One of the more entertaining features of the Christmas Number One battle has been to watch the facebook group develop into some JG Ballardian fantasy of a lower middle class up-rising. There are some marvellous discussions about how the government are now 'shitting themselves' at the potential of this facebook group. Then I spotted this gem on the group's page:
I need to meet this person immediately, and possibly run a 3-year longitudinal study of them.

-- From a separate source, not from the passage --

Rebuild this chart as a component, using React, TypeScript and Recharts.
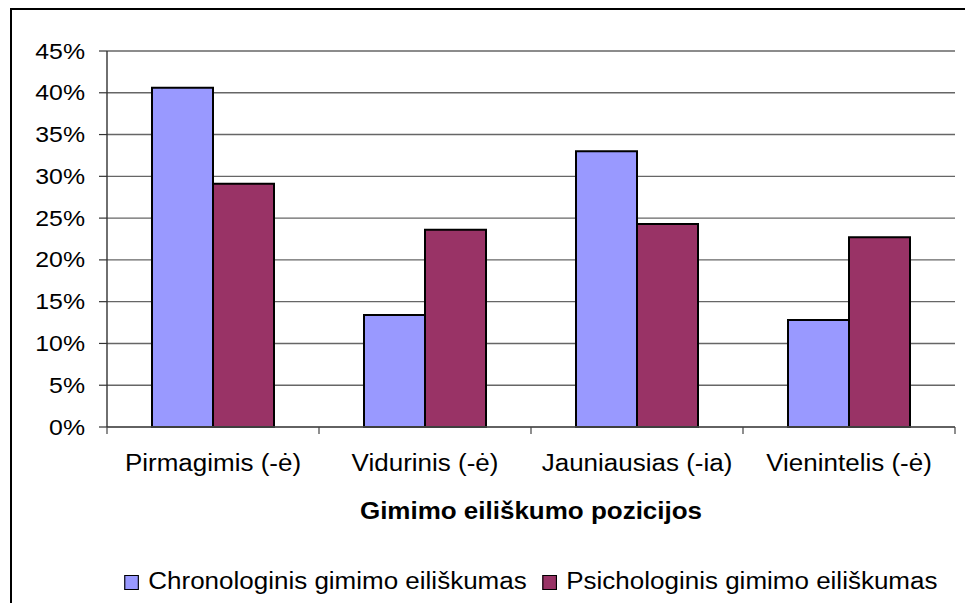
import React from 'react';
import { BarChart, Bar, XAxis, YAxis, CartesianGrid, Legend } from 'recharts';

const categories = ['Pirmagimis (-ė)', 'Vidurinis (-ė)', 'Jauniausias (-ia)', 'Vienintelis (-ė)'];
const chronologinis = [40.6, 13.4, 33.0, 12.8];
const psichologinis = [29.1, 23.6, 24.3, 22.7];
const seriesNames = ['Chronologinis gimimo eiliškumas', 'Psichologinis gimimo eiliškumas'];
const seriesColors = ['#9999FF', '#993366'];
const yTicks = [0, 5, 10, 15, 20, 25, 30, 35, 40, 45];
const axisTitle = 'Gimimo eiliškumo pozicijos';

const data = categories.map((name, i) => ({
  name,
  chron: chronologinis[i],
  psych: psichologinis[i],
}));

const FONT = '"Liberation Sans", Arial, sans-serif';
const SX = 1.13;

const YTick = (props: any) => {
  const { x, y, payload } = props;
  return (
    <g transform={`translate(${x},${y})`}>
      <text transform={`scale(${SX},1)`} textAnchor="end" dy={7.5} fontSize={22} fontFamily={FONT} fill="#000">
        {payload.value}%
      </text>
    </g>
  );
};

const XTick = (props: any) => {
  const { x, y, payload, index, visibleTicksCount } = props;
  const half = payload && typeof payload.offset === 'number' ? payload.offset : 0;
  const isLast = visibleTicksCount != null && index === visibleTicksCount - 1;
  return (
    <g transform={`translate(${x},${y})`}>
      {half > 0 && <line x1={-half} y1={0} x2={-half} y2={7} stroke="#444" strokeWidth={1.2} />}
      {half > 0 && isLast && <line x1={half} y1={0} x2={half} y2={7} stroke="#444" strokeWidth={1.2} />}
      <text transform={`scale(${SX},1)`} textAnchor="middle" dy={44} fontSize={23} fontFamily={FONT} fill="#000">
        {payload.value}
      </text>
    </g>
  );
};

const AxisTitle = (props: any) => {
  const vb = props.viewBox || { x: 0, y: 0, width: 0, height: 0 };
  const cx = vb.x + vb.width / 2;
  const cy = vb.y + 92;
  return (
    <g transform={`translate(${cx},${cy})`}>
      <text transform={`scale(${SX},1)`} textAnchor="middle" fontSize={23} fontWeight="bold" fontFamily={FONT} fill="#000">
        {axisTitle}
      </text>
    </g>
  );
};

const LegendContent = (props: any) => {
  const payload = props.payload || [];
  return (
    <div
      style={{
        display: 'flex',
        justifyContent: 'center',
        alignItems: 'center',
        height: 32,
        transform: `scaleX(${SX})`,
        transformOrigin: 'center center',
        fontFamily: FONT,
        fontSize: 23,
        color: '#000',
        whiteSpace: 'nowrap',
      }}
    >
      {payload.map((entry: any, i: number) => (
        <div key={i} style={{ display: 'flex', alignItems: 'center', marginLeft: i > 0 ? 14 : 0 }}>
          <span
            style={{
              display: 'inline-block',
              width: 11,
              height: 13,
              background: entry.color,
              border: '1px solid #000',
              marginRight: 8,
              marginTop: 3,
            }}
          />
          <span>{entry.value}</span>
        </div>
      ))}
    </div>
  );
};

export default function App() {
  return (
    <div style={{ position: 'fixed', left: 0, top: 0, width: 965, height: 603, overflow: 'hidden', background: '#fff' }}>
      <div
        style={{
          position: 'absolute',
          left: 10,
          top: 8,
          width: 1000,
          height: 700,
          borderTop: '2px solid #000',
          borderLeft: '2px solid #000',
        }}
      />
      <div style={{ position: 'absolute', left: 0, top: 0 }}>
        <BarChart
          width={965}
          height={603}
          data={data}
          margin={{ top: 51, right: 10, left: 0, bottom: 6 }}
          barCategoryGap={45}
          barGap={0}
        >
          <CartesianGrid xAxisId="cat" yAxisId="left" horizontal vertical={false} stroke="#666" strokeWidth={1.4} />
          <XAxis
            xAxisId="cat"
            dataKey="name"
            height={138}
            tickLine={false}
            tickSize={0}
            tickMargin={0}
            axisLine={{ stroke: '#555', strokeWidth: 1.4 }}
            tick={<XTick />}
            interval={0}
            label={<AxisTitle />}
          />
          <YAxis
            yAxisId="left"
            width={107}
            domain={[0, 45]}
            ticks={yTicks}
            tickSize={8}
            tickMargin={14}
            tickLine={{ stroke: '#333', strokeWidth: 1.2 }}
            axisLine={{ stroke: '#333', strokeWidth: 1.4 }}
            tick={<YTick />}
          />
          <YAxis
            yAxisId="right"
            orientation="right"
            width={0}
            domain={[0, 45]}
            ticks={yTicks}
            tick={false}
            tickLine={false}
            axisLine={{ stroke: '#888', strokeWidth: 2 }}
          />
          <Legend
            verticalAlign="bottom"
            align="center"
            height={32}
            wrapperStyle={{ left: 107, width: 848, height: 32 }}
            content={<LegendContent />}
          />
          <Bar
            xAxisId="cat"
            yAxisId="left"
            dataKey="chron"
            name={seriesNames[0]}
            fill={seriesColors[0]}
            stroke="#000"
            strokeWidth={2}
            isAnimationActive={false}
          />
          <Bar
            xAxisId="cat"
            yAxisId="left"
            dataKey="psych"
            name={seriesNames[1]}
            fill={seriesColors[1]}
            stroke="#000"
            strokeWidth={2}
            isAnimationActive={false}
          />
        </BarChart>
      </div>
    </div>
  );
}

People are rightly concerned that Simon Cowell appears to have designs on the British constitution (I can imagine him announcing "if you won't write one down, Mr Brown, I will!", next to a beaming Dannii Minogue who he has just appointed to the Supreme Court). What people forget is that Britain isn't only made up of millions of Daily Mail-reading parodies of right-wing populists who want to reinstate the death penalty. No. It also consists of millions of puerile conspiracy theorists who think that the media is controlled by the government in order to brainwash us. For this reason, I actually think Cowell's idea for political X Factor would make compulsive viewing, with the Prime Minister occasionally having to ring the 'red phone' in the studio, not only to defend the absence of hanging in the UK, but also to clarify that he has not been suppressing crucial information regarding George W Bush's vetting of the BBC's message boards.
I vow to give up snobbery in 2010.
I wouldn't mind such a show. Cowell has said he wouldn't be in it, and so long as it had a pretty sober moderator rather than a panel of judges, it might actually be interesting - but, not as commercially successful as X-factor. seems more channel 4 / bbc2 territory.